Sadly, under the manipulation of the capitalist system, while the fashion industry flies high the flag of beauty and aesthetics, this is just a foil for its pursuit of profit. As long as the bottom line of law and ethics are not breached, it does everything possible to objectify the appearance and behaviour of men and women and guide young people on the wrong path of relationships between men and women.
And the worst thing is that the fashion industry says one thing but does another — while it superficially advocates fashion for both genders, it in fact focuses on women’s fashion. This situation is exacerbated by the traditional custom and mentality of objectifying women, and is played up since this is what brings in the most money.
The perpetuation of the male gaze in Chinese classics
Men’s mentality of objectifying women goes back a long way. In addition, a significant volume of classical literary works have romanticised the concept and led people to fantasise and think that “love at first sight” is the most beautiful foundation of love. A classic example is the Romance of the Western Chamber (《西厢记》), which the ancients consider a textbook on love. But it is shrouded in male consciousness, especially in the Kunqu performance Nan Xixiang (《南西厢》), which is a blatant display of male voyeurism in the objectification of women.
If we hope that there can be true gender equality in the modern era, we must exercise caution even when we read ancient books and classical literature, and not be blinded by flowery language. In late Chinese writer Lu Xun’s words, we must have a critical mind so that the cloven hoof can be exposed beneath the qilin’s skin (使麒麟皮下露出马脚).
Cui Yingying in Romance of the Western Chamber is a passive character. In the hands of author Wang Shifu, her sense of self is rather weak — although she fell in love with Zhang Sheng, her love is somewhat abstract and blurry, like that of a shy young girl who has fallen in love with a young scholar.
Humans are naturally attracted to beautiful things and it is natural for the heart to skip a beat when it sees a beautiful woman.
Cui and Zhang first met in a monastery, when Cui was passing by with her servant girl.

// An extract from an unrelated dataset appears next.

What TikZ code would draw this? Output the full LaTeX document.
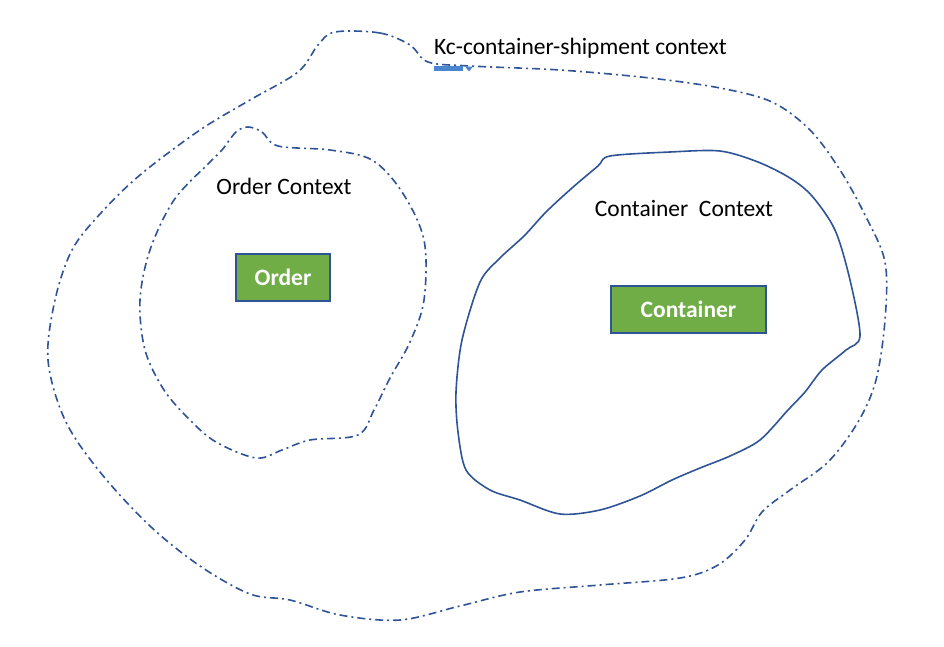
\documentclass[tikz,border=0pt]{standalone}
\usepackage{fontspec}
\setmainfont{Carlito}
\definecolor{LoopBlue}{HTML}{2F5496}
\definecolor{BoxGreen}{HTML}{70AD47}
\definecolor{MarkBlue}{HTML}{4A86D0}

\tikzset{
  dashdot/.style={color=LoopBlue, line width=1.6, dash pattern=on 8pt off 4pt on 2pt off 4pt},
  entity/.style={draw=LoopBlue, line width=2, fill=BoxGreen, text=white, font=\fontsize{23.5}{23.5}\selectfont\bfseries, inner sep=0pt},
  ctxlabel/.style={font=\fontsize{23.5}{23.5}\selectfont}
}

\begin{document}
\begin{tikzpicture}[x=1pt, y=-1pt]

 \useasboundingbox (0,0) rectangle (944,646);

 %%%%%%%%%% Outer context %%%%%%%%%%
 \draw [dashdot] plot[smooth cycle, tension=0.55] coordinates {
   (335,32) (380,33) (410,45) (428,62) (470,66) (560,70) (650,78) (720,88)
   (772,102) (810,130) (840,170) (865,215) (885,262) (885,320) (876,380)
   (858,422) (828,462) (790,490) (762,512) (745,540) (718,565) (680,578)
   (600,585) (520,592) (460,606) (400,620) (340,615) (290,600) (250,594)
   (200,566) (150,526) (100,472) (65,420) (48,360) (55,300) (72,250)
   (100,214) (140,175) (200,130) (250,100) (298,72) (318,45) };

 %%%%%%%%%% Order context %%%%%%%%%%
 \draw [dashdot] plot[smooth cycle, tension=0.55] coordinates {
   (248,127) (262,132) (278,146) (330,150) (372,160) (402,192) (424,240)
   (424,300) (410,342) (390,378) (374,410) (358,435) (310,440) (282,450)
   (256,458) (216,442) (190,420) (164,390) (145,350) (140,300) (150,250)
   (174,200) (210,162) (222,150) (236,132) };

 %%%%%%%%%% Container context %%%%%%%%%%
 \draw [color=LoopBlue, line width=1.6] plot[smooth cycle, tension=0.5] coordinates {
   (610,156) (670,152) (720,151) (758,162) (790,178) (812,196) (835,230)
   (850,280) (860,336) (846,350) (822,370) (805,392) (788,410) (760,440)
   (730,456) (700,468) (672,480) (640,496) (600,510) (560,514) (520,500)
   (490,490) (466,470) (458,432) (456,392) (462,340) (480,282) (500,258)
   (524,236) (546,212) (572,188) (598,166) };

 %%%%%%%%%% Small marker %%%%%%%%%%
 \fill [color=MarkBlue] (434,66) rectangle (463,71);
 \fill [color=MarkBlue] (465,66.5) -- (473,66.5) -- (469,71.5) -- cycle;

 %%%%%%%%%% Labels %%%%%%%%%%
 \node [ctxlabel, anchor=west, inner sep=0pt] (outerlabel) at (434,48) {Kc-container-shipment context};
 \node [ctxlabel] (orderlabel) at (284,186) {Order Context};
 \node [ctxlabel] (containerlabel) at (684,208) {Container\ \ Context};

 %%%%%%%%%% Entities %%%%%%%%%%
 \node [entity, minimum width=94, minimum height=47] (order) at (283,277) {Order};
 \node [entity, minimum width=155, minimum height=47] (container) at (688.5,309) {Container};

\end{tikzpicture}
\end{document}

Zhang immediately said, “Ah, this must be my beloved from 500 years ago!” It was love at first sight for Zhang, that is, only Zhang. All the later songs and poems portrayed his lustful and unsightly behaviour, and described him as a man who drools at the sight of an attractive girl.
The lengthy description only speaks about a man’s one-sided obsession with a woman, and paints a picture of a perverted man. Zhang stares lustfully at Cui, and was completely mesmerised by her. He sang, "Ah, there goes my soul, flying halfway across the sky!"
Here, Zhang has completely objectified an attractive woman. Cui did not have a single bit of interaction with him, and neither was there any emotional connection.
Even after Cui walked away, Zhang was still revelling in her beauty, singing, “Oh, how my hungry eyes long for her and how my gluttony mouth waters when I see her. I miss her to my bones, and it’s all because she turned around while leaving and her sparkling eyes looked past me. Even the stone-hearted iron man would be tempted, let alone an ordinary man like me!” There was zero mention of Cui’s reactions in the opera and only Zhang’s naked objectification of a woman was on display.
Humans are naturally attracted to beautiful things and it is natural for the heart to skip a beat when it sees a beautiful woman. It is just that we should not objectify women in this manner and forget that women are also humans with an independent mind and a unique temperament. They have the right to be treated equally in a relationship.